Carlson himself has repeatedly expressed doubt about whether he is suited to the job. “I don’t know that I’d be good at it,” he told Morgan. “I think it’s very tough to be the president.” That kind of self-awareness is, of course, not disqualifying. It is, if anything, a mark in his favor. The officials who proved most catastrophically wrong about Iraq, Libya, and Afghanistan suffered from no such uncertainty.

On Steve Bannon’s War Room podcast, Carlson made the stakes of his dissent explicit: “I really do love Trump. He is a deeply humane, kind person, and I am saying this because I am really afraid that my country is going to be further weakened by this.” That is not the language of an opportunist positioning himself against the party’s leader for personal advantage. It is the language of a man making a wager on his own convictions.

The Republican Party is entering its first open succession contest in eight years, and it will do so without the organizing force of Donald Trump on the ballot. The candidate who emerges will need to define what conservatism means after Trump, for a coalition that includes not just its traditional base but the first-time voters, younger men, and independents who made 2024 possible.

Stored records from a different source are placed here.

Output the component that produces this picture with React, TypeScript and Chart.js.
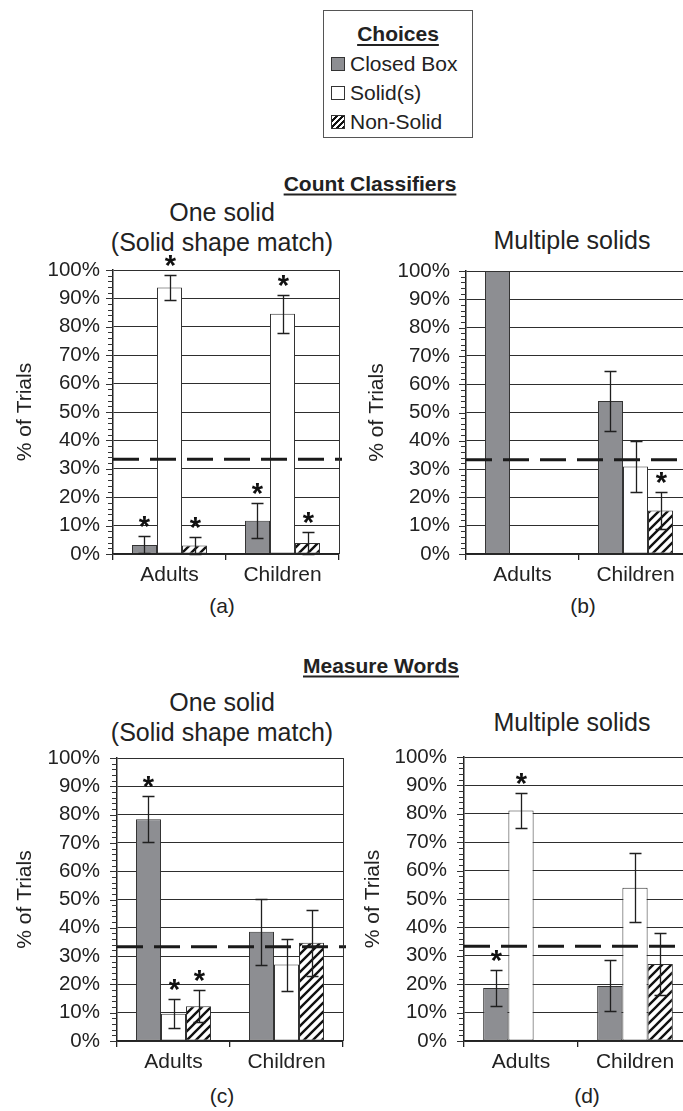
import { useEffect, useRef } from "react";
import { Chart, registerables } from "chart.js";

Chart.register(...registerables);

// ---- data -------------------------------------------------------------
const groups = ["Adults", "Children"];
const choices = ["Closed Box", "Solid(s)", "Non-Solid"];
const chanceLevel = 100 / 3;

// (a) Count classifiers – one solid (solid shape match)
const countOneClosed = [3.2, 11.7];
const countOneSolid = [93.8, 84.6];
const countOneNonSolid = [3.0, 3.9];
const countOneClosedErr = [3.0, 6.1];
const countOneSolidErr = [4.3, 6.7];
const countOneNonSolidErr = [3.1, 3.8];
const countOneClosedStar = [true, true];
const countOneSolidStar = [true, true];
const countOneNonSolidStar = [true, true];

// (b) Count classifiers – multiple solids
const countMultiClosed = [100, 54.1];
const countMultiSolid = [0, 30.9];
const countMultiNonSolid = [0, 15.4];
const countMultiClosedErr = [0, 10.6];
const countMultiSolidErr = [0, 9.0];
const countMultiNonSolidErr = [0, 6.6];
const countMultiClosedStar = [false, false];
const countMultiSolidStar = [false, false];
const countMultiNonSolidStar = [false, true];

// (c) Measure words – one solid (solid shape match)
const measureOneClosed = [78.4, 38.6];
const measureOneSolid = [9.6, 27.0];
const measureOneNonSolid = [12.3, 34.7];
const measureOneClosedErr = [8.0, 11.6];
const measureOneSolidErr = [5.1, 9.2];
const measureOneNonSolidErr = [5.6, 11.7];
const measureOneClosedStar = [true, false];
const measureOneSolidStar = [true, false];
const measureOneNonSolidStar = [true, false];

// (d) Measure words – multiple solids
const measureMultiClosed = [18.7, 19.4];
const measureMultiSolid = [81.2, 54.0];
const measureMultiNonSolid = [0, 27.1];
const measureMultiClosedErr = [6.2, 9.0];
const measureMultiSolidErr = [6.2, 12.1];
const measureMultiNonSolidErr = [0, 10.8];
const measureMultiClosedStar = [true, false];
const measureMultiSolidStar = [true, false];
const measureMultiNonSolidStar = [false, false];

// ---- styling ----------------------------------------------------------
const FONT = "'Liberation Sans', Arial, Helvetica, sans-serif";
const INK = "#222";
const GRAY = "#8d8e92";

function makeHatch(): CanvasPattern | string {
  const s = 9;
  const c = document.createElement("canvas");
  c.width = s;
  c.height = s;
  const g = c.getContext("2d");
  if (!g) return "#fff";
  g.fillStyle = "#fff";
  g.fillRect(0, 0, s, s);
  g.strokeStyle = "#111";
  g.lineWidth = 2.4;
  g.beginPath();
  g.moveTo(-1, s + 1);
  g.lineTo(s + 1, -1);
  g.moveTo(-s / 2 - 1, s / 2 + 1);
  g.lineTo(s / 2 + 1, -s / 2 - 1);
  g.moveTo(s / 2 - 1, s * 1.5 + 1);
  g.lineTo(s * 1.5 + 1, s / 2 - 1);
  g.stroke();
  const p = g.createPattern(c, "repeat");
  return p || "#fff";
}

type Series = { values: number[]; err: number[]; stars: boolean[] };
type PanelData = Series[];

const panelA: PanelData = [
  { values: countOneClosed, err: countOneClosedErr, stars: countOneClosedStar },
  { values: countOneSolid, err: countOneSolidErr, stars: countOneSolidStar },
  { values: countOneNonSolid, err: countOneNonSolidErr, stars: countOneNonSolidStar },
];
const panelB: PanelData = [
  { values: countMultiClosed, err: countMultiClosedErr, stars: countMultiClosedStar },
  { values: countMultiSolid, err: countMultiSolidErr, stars: countMultiSolidStar },
  { values: countMultiNonSolid, err: countMultiNonSolidErr, stars: countMultiNonSolidStar },
];
const panelC: PanelData = [
  { values: measureOneClosed, err: measureOneClosedErr, stars: measureOneClosedStar },
  { values: measureOneSolid, err: measureOneSolidErr, stars: measureOneSolidStar },
  { values: measureOneNonSolid, err: measureOneNonSolidErr, stars: measureOneNonSolidStar },
];
const panelD: PanelData = [
  { values: measureMultiClosed, err: measureMultiClosedErr, stars: measureMultiClosedStar },
  { values: measureMultiSolid, err: measureMultiSolidErr, stars: measureMultiSolidStar },
  { values: measureMultiNonSolid, err: measureMultiNonSolidErr, stars: measureMultiNonSolidStar },
];

// error bars, significance stars, chance line, minor ticks and frame
const decorPlugin = {
  id: "decor",
  afterDatasetsDraw(chart: any) {
    const { ctx, chartArea: a, scales } = chart;
    const y = scales.y;
    ctx.save();

    // chance level
    const yc = y.getPixelForValue(chanceLevel);
    ctx.strokeStyle = "#1a1a1a";
    ctx.lineWidth = 3;
    ctx.setLineDash([26, 11]);
    ctx.beginPath();
    ctx.moveTo(a.left, yc);
    ctx.lineTo(a.right + 3, yc);
    ctx.stroke();
    ctx.setLineDash([]);

    chart.data.datasets.forEach((ds: any, di: number) => {
      const meta = chart.getDatasetMeta(di);
      meta.data.forEach((bar: any, i: number) => {
        const v = ds.data[i];
        const e = ds.err[i];
        const x = Math.round(bar.x) + 0.5;
        let top = y.getPixelForValue(v);
        if (e > 0) {
          const y1 = Math.round(y.getPixelForValue(v + e)) + 0.5;
          const y0 = Math.round(y.getPixelForValue(Math.max(0, v - e))) + 0.5;
          ctx.strokeStyle = "#1f1f1f";
          ctx.lineWidth = 1.3;
          ctx.beginPath();
          ctx.moveTo(x, y0);
          ctx.lineTo(x, y1);
          ctx.moveTo(x - 6, y1);
          ctx.lineTo(x + 6, y1);
          ctx.moveTo(x - 6, y0);
          ctx.lineTo(x + 6, y0);
          ctx.stroke();
          top = y1;
        }
        if (ds.stars[i]) {
          ctx.fillStyle = "#111";
          ctx.font = `bold 29px ${FONT}`;
          ctx.textAlign = "center";
          ctx.textBaseline = "alphabetic";
          ctx.fillText("*", x, top - 1);
        }
      });
    });

    // frame on the right
    ctx.strokeStyle = "#333";
    ctx.lineWidth = 1;
    ctx.beginPath();
    ctx.moveTo(Math.round(a.right) + 0.5, a.top);
    ctx.lineTo(Math.round(a.right) + 0.5, a.bottom);
    ctx.stroke();

    // ruler ticks on the value axis
    ctx.strokeStyle = "#333";
    ctx.lineWidth = 1;
    ctx.beginPath();
    for (let v = 0; v <= 100; v += 2) {
      const py = Math.round(y.getPixelForValue(v)) + 0.5;
      const len = v % 10 === 0 ? 7 : 5;
      ctx.moveTo(a.left - len, py);
      ctx.lineTo(a.left, py);
    }
    ctx.stroke();
    ctx.restore();
  },
};

type PanelProps = {
  data: PanelData;
  left: number;
  top: number;
  width: number;
  height: number;
  tickPad: number;
  titlePad: number;
};

function Panel({ data, left, top, width, height, tickPad, titlePad }: PanelProps) {
  const ref = useRef<HTMLCanvasElement | null>(null);
  useEffect(() => {
    if (!ref.current) return;
    const hatch = makeHatch();
    const fills = [GRAY, "#ffffff", hatch];
    const chart = new Chart(ref.current, {
      type: "bar",
      data: {
        labels: groups,
        datasets: data.map((s, k) => ({
          label: choices[k],
          data: s.values,
          err: s.err,
          stars: s.stars,
          backgroundColor: fills[k],
          borderColor: "#333",
          borderWidth: 1,
          borderSkipped: false,
          categoryPercentage: 0.664,
          barPercentage: 1,
        })) as any,
      },
      options: {
        animation: false,
        responsive: false,
        devicePixelRatio: 1,
        layout: { padding: { left: 0, right: 6, top: 30, bottom: 0 } },
        plugins: {
          legend: { display: false },
          tooltip: { enabled: false },
        },
        scales: {
          x: {
            type: "category",
            offset: true,
            grid: {
              display: true,
              drawOnChartArea: false,
              drawTicks: true,
              tickLength: 6,
              color: "#222",
              lineWidth: 1.3,
              offset: true,
            },
            border: { display: true, color: "#222", width: 1.5 },
            ticks: { font: { family: FONT, size: 21 }, color: INK, padding: 3, maxRotation: 0 },
            afterFit: (s: any) => {
              s.height = 36;
            },
          },
          y: {
            min: 0,
            max: 100,
            ticks: {
              stepSize: 10,
              font: { family: FONT, size: 20.5 },
              color: INK,
              padding: tickPad,
              callback: (v: any) => `${v}%`,
            },
            grid: { color: "#2e2e2e", lineWidth: 1, drawTicks: false },
            border: { display: true, color: "#222", width: 1.5 },
            title: {
              display: true,
              text: "% of Trials",
              font: { family: FONT, size: 21 },
              color: INK,
              padding: { top: titlePad, bottom: 0 },
            },
            afterFit: (s: any) => {
              s.width = 113;
            },
          },
        },
      },
      plugins: [decorPlugin],
    } as any);
    return () => chart.destroy();
  }, [data, tickPad, titlePad]);
  return (
    <div style={{ position: "absolute", left, top, width, height }}>
      <canvas ref={ref} width={width} height={height} style={{ display: "block" }} />
    </div>
  );
}

function Text({
  x,
  y,
  size,
  bold,
  underline,
  children,
}: {
  x: number;
  y: number;
  size: number;
  bold?: boolean;
  underline?: boolean;
  children: any;
}) {
  return (
    <div
      style={{
        position: "absolute",
        left: x,
        top: y,
        transform: "translate(-50%, -50%)",
        whiteSpace: "nowrap",
        fontFamily: FONT,
        fontSize: size,
        lineHeight: 1,
        fontWeight: bold ? 700 : 400,
        textDecoration: underline ? "underline" : "none",
        textDecorationThickness: underline ? 2 : undefined,
        textUnderlineOffset: underline ? 3 : undefined,
        color: INK,
      }}
    >
      {children}
    </div>
  );
}

function Swatch({ kind }: { kind: number }) {
  const bg =
    kind === 0
      ? GRAY
      : kind === 1
      ? "#fff"
      : "repeating-linear-gradient(135deg, #fff 0px, #fff 2.2px, #111 2.2px, #111 4.4px)";
  return (
    <div
      style={{
        width: 12,
        height: 12,
        border: "1px solid #333",
        background: bg,
        boxSizing: "content-box",
      }}
    />
  );
}

function Legend() {
  return (
    <div
      style={{
        position: "absolute",
        left: 323,
        top: 10,
        width: 148,
        height: 126,
        border: "1px solid #555",
        background: "#fff",
      }}
    >
      <div
        style={{
          position: "absolute",
          left: 0,
          right: 0,
          top: 12,
          textAlign: "center",
          fontFamily: FONT,
          fontSize: 21,
          fontWeight: 700,
          lineHeight: 1,
          textDecoration: "underline",
          textDecorationThickness: 2,
          textUnderlineOffset: 3,
          color: INK,
        }}
      >
        Choices
      </div>
      {choices.map((c, k) => (
        <div
          key={c}
          style={{
            position: "absolute",
            left: 7,
            top: 42 + k * 29,
            display: "flex",
            alignItems: "center",
            gap: 5,
            fontFamily: FONT,
            fontSize: 21,
            lineHeight: 1,
            color: INK,
            whiteSpace: "nowrap",
          }}
        >
          <Swatch kind={k} />
          <span>{c}</span>
        </div>
      ))}
    </div>
  );
}

export default function App() {
  return (
    <div
      style={{
        position: "absolute",
        left: 0,
        top: 0,
        width: 683,
        height: 1111,
        overflow: "hidden",
        background: "#fff",
      }}
    >
      <Legend />

      <Text x={370} y={183} size={21} bold underline>
        Count Classifiers
      </Text>
      <Text x={222} y={212} size={25}>
        One solid
      </Text>
      <Text x={222} y={242} size={25}>
        (Solid shape match)
      </Text>
      <Text x={572} y={240} size={25}>
        Multiple solids
      </Text>
      <Panel data={panelA} left={0} top={240} width={345} height={350} tickPad={13} titlePad={13} />
      <Panel data={panelB} left={353} top={241} width={345} height={349} tickPad={16} titlePad={12} />
      <Text x={222} y={605} size={21}>
        (a)
      </Text>
      <Text x={583} y={605} size={21}>
        (b)
      </Text>

      <Text x={381} y={665} size={21} bold underline>
        Measure Words
      </Text>
      <Text x={222} y={702} size={25}>
        One solid
      </Text>
      <Text x={222} y={732} size={25}>
        (Solid shape match)
      </Text>
      <Text x={572} y={722} size={25}>
        Multiple solids
      </Text>
      <Panel data={panelC} left={4} top={728} width={345} height={349} tickPad={17} titlePad={9} />
      <Panel data={panelD} left={351} top={727} width={347} height={350} tickPad={17} titlePad={10} />
      <Text x={222} y={1095} size={21}>
        (c)
      </Text>
      <Text x={587} y={1095} size={21}>
        (d)
      </Text>
    </div>
  );
}
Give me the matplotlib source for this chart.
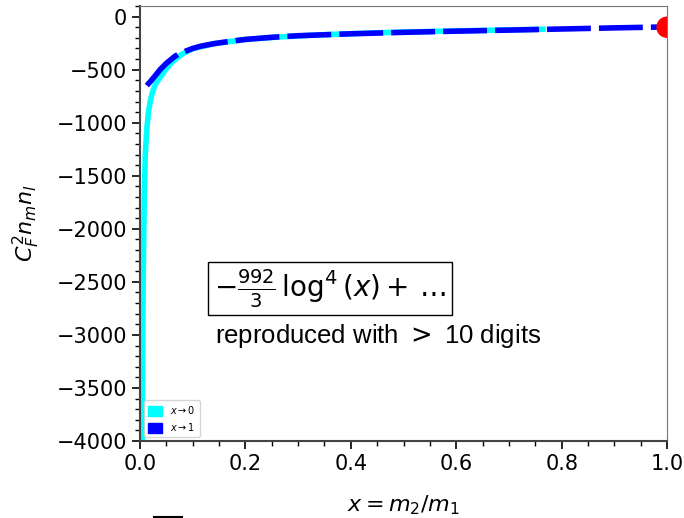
import numpy as np
import matplotlib
matplotlib.use("Agg")
import matplotlib.pyplot as plt
import matplotlib.patches as mpatches
from matplotlib.lines import Line2D

# x -> 0 expansion (cyan)
x0 = [0.003, 0.004, 0.005, 0.006, 0.008, 0.010, 0.013, 0.016, 0.020, 0.025,
      0.030, 0.040, 0.050, 0.060, 0.080, 0.100, 0.140, 0.200, 0.270, 0.350,
      0.450, 0.550, 0.650, 0.770]
y0 = [-5200, -4000, -3100, -2500, -1700, -1300, -1050, -900, -780, -690,
      -630, -560, -490, -430, -352, -302, -255, -215, -190, -170,
      -152, -140, -130, -118]

# x -> 1 expansion (blue, dashed)
x1 = [0.013, 0.016, 0.020, 0.030, 0.038, 0.050, 0.066, 0.076, 0.100, 0.114,
      0.140, 0.171, 0.200, 0.250, 0.300, 0.400, 0.500, 0.600, 0.750, 0.900,
      1.000]
y1 = [-650, -632, -610, -550, -500, -440, -375, -345, -300, -280,
      -255, -233, -215, -195, -180, -162, -148, -137, -122, -106,
      -97]

pt_x = [1.0]
pt_y = [-100]

fig = plt.figure(figsize=(6.84, 5.18), dpi=100)
ax = fig.add_axes([0.2047, 0.1486, 0.7705, 0.8398])

ax.plot(x0, y0, color="cyan", lw=4, solid_capstyle="butt")
ax.plot(x1, y1, color="blue", lw=4, dashes=(7.9, 1.45))

# red point, drawn as a patch so it gets clipped by the axes
ax.set_xlim(0, 1)
ax.set_ylim(-4000, 100)
r_px = 10
w = 2 * r_px / (0.7705 * 684) * 1.0
h = 2 * r_px / (0.8398 * 518) * 4100
for px, py in zip(pt_x, pt_y):
    ax.add_patch(mpatches.Ellipse((px, py), w, h, color="red", zorder=5))

ax.set_xticks([0.0, 0.2, 0.4, 0.6, 0.8, 1.0])
ax.set_yticks(np.arange(-4000, 1, 500))
ax.set_xticks(np.arange(0, 1.001, 0.05), minor=True)
ax.set_yticks(np.arange(-4000, 101, 100), minor=True)
ax.tick_params(which="major", labelsize=15, length=6, width=1.2)
ax.tick_params(which="minor", length=3.5, width=1)

for s in ["left", "bottom"]:
    ax.spines[s].set_linewidth(1.5)
    ax.spines[s].set_color("#444444")
for s in ["right", "top"]:
    ax.spines[s].set_color("#777777")

ax.set_xlabel("$x = m_2/m_1$", fontsize=16, labelpad=14)
ax.set_ylabel("$C_F^2 n_m n_l$", fontsize=16, labelpad=10)

ax.text(0.14, -2566, r"$-\frac{992}{3}\,\log^4(x)+\dots$", fontsize=20,
        ha="left", va="center",
        bbox=dict(boxstyle="square,pad=0.2", fc="white", ec="black", lw=1))
ax.text(0.142, -3010, "reproduced with $>$ 10 digits", fontsize=18.5,
        family="Liberation Sans", ha="left", va="center")

handles = [mpatches.Patch(color="cyan", label=r"$x\to0$"),
           mpatches.Patch(color="blue", label=r"$x\to1$")]
ax.legend(handles=handles, loc="lower left", fontsize=7, handlelength=1.5,
          handleheight=1.2, borderaxespad=0.4)

fig.add_artist(Line2D([154 / 684, 182 / 684], [1.5 / 518, 1.5 / 518],
                      color="black", lw=1.5))

fig.savefig("out.png", dpi=100)
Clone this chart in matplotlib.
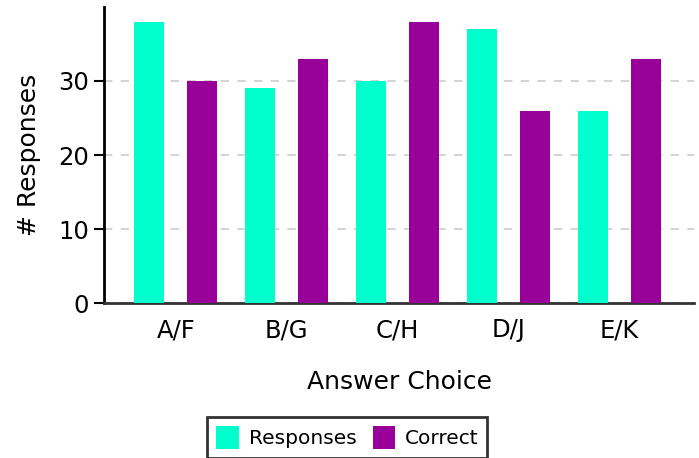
import numpy as np
import matplotlib
matplotlib.use('Agg')
import matplotlib.pyplot as plt

# данные
categories = ['A/F', 'B/G', 'C/H', 'D/J', 'E/K']
responses = [38, 29, 30, 37, 26]
correct = [30, 33, 38, 26, 33]

plt.rcParams['font.family'] = ['DejaVu Sans']

fig = plt.figure(figsize=(6.99, 4.58), dpi=100)
ax = fig.add_axes([0.149, 0.338, 0.844, 0.647])

x = np.arange(len(categories))
w = 0.27
ax.bar(x - 0.239, responses, w, color='#00FFCC', label='Responses', zorder=3)
ax.bar(x + 0.239, correct, w, color='#990099', label='Correct', zorder=3)

ax.set_xlim(-0.645, 4.67)
ax.set_ylim(0, 40)
ax.set_yticks([0, 10, 20, 30])
ax.set_xticks(x)
ax.set_xticklabels(categories)

ax.yaxis.grid(True, linestyle=(0, (5, 5)), color='#cccccc', linewidth=1.2, zorder=1)
ax.set_axisbelow(True)

for s in ['top', 'right']:
    ax.spines[s].set_visible(False)
ax.spines['left'].set_linewidth(2)
ax.spines['left'].set_color('black')
ax.spines['bottom'].set_linewidth(2)
ax.spines['bottom'].set_color('#333333')

ax.tick_params(axis='y', labelsize=17.5, length=7, width=1.5, pad=4)
ax.tick_params(axis='x', labelsize=17.5, length=0, pad=11)

ax.set_xlabel('Answer Choice', fontsize=18, labelpad=20)
ax.set_ylabel('# Responses', fontsize=18, labelpad=12)

leg = fig.legend(loc='upper center', bbox_to_anchor=(0.497, 0.0895), ncol=2,
                 fontsize=14.5, frameon=True, fancybox=False, edgecolor='black',
                 handlelength=1.1, handleheight=1.4, columnspacing=0.8,
                 handletextpad=0.5, borderpad=0.45, borderaxespad=0)
leg.get_frame().set_linewidth(2)

fig.savefig('out.png', dpi=100)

Tucker Carlson should run for president because the debate the country needs to have, about the cost of military intervention, about who defines America First, and about whether the political establishment has learned anything at all from the last twenty years, will not happen if he stays behind a microphone. It will happen on a debate stage. And he is the only person in American public life right now who has both the argument and the audience to force it.